The request
In the listing below, find every line with the string "chart" and pull it out.

┌──

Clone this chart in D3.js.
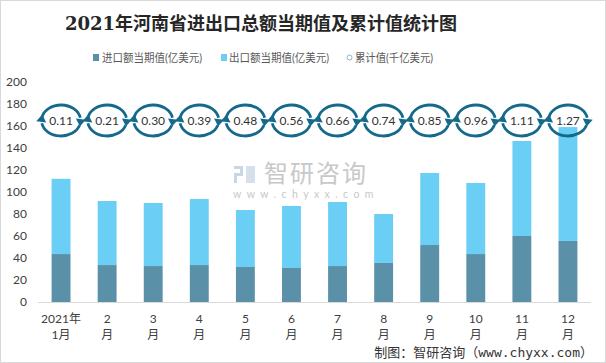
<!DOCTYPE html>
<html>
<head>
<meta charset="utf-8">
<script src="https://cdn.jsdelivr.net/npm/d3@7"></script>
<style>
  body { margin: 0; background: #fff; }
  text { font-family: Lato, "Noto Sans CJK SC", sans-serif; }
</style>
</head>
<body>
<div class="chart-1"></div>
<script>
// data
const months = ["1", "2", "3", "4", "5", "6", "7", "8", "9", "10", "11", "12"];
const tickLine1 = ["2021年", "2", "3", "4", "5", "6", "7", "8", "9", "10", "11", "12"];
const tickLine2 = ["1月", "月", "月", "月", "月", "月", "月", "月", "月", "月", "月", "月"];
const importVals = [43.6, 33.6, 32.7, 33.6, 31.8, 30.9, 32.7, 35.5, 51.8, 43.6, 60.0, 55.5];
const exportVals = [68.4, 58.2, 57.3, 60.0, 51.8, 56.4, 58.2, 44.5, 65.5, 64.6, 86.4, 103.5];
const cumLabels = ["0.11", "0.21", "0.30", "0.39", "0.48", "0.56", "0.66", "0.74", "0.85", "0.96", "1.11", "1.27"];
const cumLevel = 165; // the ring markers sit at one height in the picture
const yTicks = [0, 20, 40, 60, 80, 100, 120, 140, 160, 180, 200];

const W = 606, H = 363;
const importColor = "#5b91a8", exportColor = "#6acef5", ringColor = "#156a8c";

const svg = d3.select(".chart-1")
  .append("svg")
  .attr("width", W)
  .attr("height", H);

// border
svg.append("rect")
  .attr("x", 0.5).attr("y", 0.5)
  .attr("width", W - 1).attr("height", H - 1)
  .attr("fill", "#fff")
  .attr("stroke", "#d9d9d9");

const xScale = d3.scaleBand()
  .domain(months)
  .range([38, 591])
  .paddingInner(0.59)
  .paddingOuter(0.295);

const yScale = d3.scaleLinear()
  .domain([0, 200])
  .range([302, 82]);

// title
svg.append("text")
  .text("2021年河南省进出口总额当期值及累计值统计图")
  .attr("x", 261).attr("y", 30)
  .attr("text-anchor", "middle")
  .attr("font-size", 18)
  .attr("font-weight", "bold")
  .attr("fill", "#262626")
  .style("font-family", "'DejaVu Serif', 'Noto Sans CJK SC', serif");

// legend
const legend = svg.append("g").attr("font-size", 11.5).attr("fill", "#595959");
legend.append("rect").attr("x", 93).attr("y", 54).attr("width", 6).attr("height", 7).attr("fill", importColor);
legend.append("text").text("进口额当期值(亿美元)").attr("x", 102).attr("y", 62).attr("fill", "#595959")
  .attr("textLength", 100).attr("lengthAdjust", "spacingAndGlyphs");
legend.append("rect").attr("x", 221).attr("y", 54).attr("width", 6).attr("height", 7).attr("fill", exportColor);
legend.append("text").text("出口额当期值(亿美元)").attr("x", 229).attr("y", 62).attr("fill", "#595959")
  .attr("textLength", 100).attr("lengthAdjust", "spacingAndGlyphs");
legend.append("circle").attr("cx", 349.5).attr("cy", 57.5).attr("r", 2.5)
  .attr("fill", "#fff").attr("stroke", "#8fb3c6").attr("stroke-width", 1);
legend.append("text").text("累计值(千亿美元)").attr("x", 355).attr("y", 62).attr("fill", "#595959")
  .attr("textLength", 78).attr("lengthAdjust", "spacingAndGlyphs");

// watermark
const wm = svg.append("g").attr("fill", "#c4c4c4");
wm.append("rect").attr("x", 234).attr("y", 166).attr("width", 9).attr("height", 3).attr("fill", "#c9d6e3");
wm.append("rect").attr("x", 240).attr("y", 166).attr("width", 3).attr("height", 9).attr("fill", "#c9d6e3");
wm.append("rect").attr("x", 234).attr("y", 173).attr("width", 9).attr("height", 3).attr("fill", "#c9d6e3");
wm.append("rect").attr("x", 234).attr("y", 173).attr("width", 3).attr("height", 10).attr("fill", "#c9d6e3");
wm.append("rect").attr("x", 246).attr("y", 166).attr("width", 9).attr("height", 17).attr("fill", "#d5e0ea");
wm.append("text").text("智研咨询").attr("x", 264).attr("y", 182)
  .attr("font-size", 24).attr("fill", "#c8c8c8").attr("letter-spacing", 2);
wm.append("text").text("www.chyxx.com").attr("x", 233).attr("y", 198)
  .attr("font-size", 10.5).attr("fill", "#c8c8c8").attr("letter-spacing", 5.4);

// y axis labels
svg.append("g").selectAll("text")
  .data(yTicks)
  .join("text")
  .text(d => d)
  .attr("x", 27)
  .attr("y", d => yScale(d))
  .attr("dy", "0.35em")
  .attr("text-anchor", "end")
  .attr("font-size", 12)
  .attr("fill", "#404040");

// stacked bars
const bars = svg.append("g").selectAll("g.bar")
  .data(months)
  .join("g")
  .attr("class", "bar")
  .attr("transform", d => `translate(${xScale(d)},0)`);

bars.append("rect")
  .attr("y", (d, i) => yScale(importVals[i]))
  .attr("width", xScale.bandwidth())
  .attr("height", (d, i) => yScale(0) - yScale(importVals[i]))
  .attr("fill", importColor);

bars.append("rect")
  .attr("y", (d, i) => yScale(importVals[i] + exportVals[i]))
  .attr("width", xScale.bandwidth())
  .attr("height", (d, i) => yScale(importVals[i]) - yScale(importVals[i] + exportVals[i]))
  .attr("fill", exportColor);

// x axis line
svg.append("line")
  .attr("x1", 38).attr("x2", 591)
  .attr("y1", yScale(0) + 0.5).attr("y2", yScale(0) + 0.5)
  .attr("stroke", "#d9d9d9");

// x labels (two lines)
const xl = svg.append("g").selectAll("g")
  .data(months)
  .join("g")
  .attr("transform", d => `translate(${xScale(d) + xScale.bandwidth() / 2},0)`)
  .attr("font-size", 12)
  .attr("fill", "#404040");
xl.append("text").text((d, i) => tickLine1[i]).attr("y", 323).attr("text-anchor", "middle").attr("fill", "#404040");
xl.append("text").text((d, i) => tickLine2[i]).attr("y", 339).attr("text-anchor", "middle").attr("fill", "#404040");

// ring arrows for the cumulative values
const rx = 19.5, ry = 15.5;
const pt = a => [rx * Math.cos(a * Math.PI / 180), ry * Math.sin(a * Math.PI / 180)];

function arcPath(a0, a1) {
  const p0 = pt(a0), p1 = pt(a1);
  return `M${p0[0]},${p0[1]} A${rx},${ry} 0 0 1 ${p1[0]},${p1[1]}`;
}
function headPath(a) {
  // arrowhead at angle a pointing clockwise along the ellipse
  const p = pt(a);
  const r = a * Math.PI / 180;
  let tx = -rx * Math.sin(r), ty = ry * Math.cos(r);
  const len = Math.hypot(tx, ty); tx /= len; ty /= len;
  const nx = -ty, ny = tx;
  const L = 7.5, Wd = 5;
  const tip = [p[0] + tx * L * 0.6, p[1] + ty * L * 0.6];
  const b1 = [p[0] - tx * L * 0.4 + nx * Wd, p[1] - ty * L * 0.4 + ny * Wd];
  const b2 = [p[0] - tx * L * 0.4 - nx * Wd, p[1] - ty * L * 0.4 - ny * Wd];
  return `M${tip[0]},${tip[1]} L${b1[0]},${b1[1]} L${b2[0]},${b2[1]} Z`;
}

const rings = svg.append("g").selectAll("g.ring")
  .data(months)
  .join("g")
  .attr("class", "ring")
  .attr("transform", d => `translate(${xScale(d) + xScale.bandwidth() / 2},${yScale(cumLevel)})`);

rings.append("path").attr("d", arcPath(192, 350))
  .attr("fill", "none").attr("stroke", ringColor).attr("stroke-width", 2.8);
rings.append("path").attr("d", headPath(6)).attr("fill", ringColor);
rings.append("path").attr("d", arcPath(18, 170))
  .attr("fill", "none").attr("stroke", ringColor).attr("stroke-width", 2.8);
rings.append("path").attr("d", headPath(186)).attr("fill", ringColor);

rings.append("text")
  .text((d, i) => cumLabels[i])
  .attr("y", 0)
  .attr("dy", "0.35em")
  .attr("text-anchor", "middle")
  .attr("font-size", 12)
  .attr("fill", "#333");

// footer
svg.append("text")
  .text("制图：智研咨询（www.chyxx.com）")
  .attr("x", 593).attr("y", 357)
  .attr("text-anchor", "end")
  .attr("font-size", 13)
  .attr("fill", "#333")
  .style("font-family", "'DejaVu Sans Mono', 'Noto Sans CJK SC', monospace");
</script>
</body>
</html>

└──

Written response
Clone this chart in D3.js.
<div class="chart-1"></div>
const svg = d3.select(".chart-1")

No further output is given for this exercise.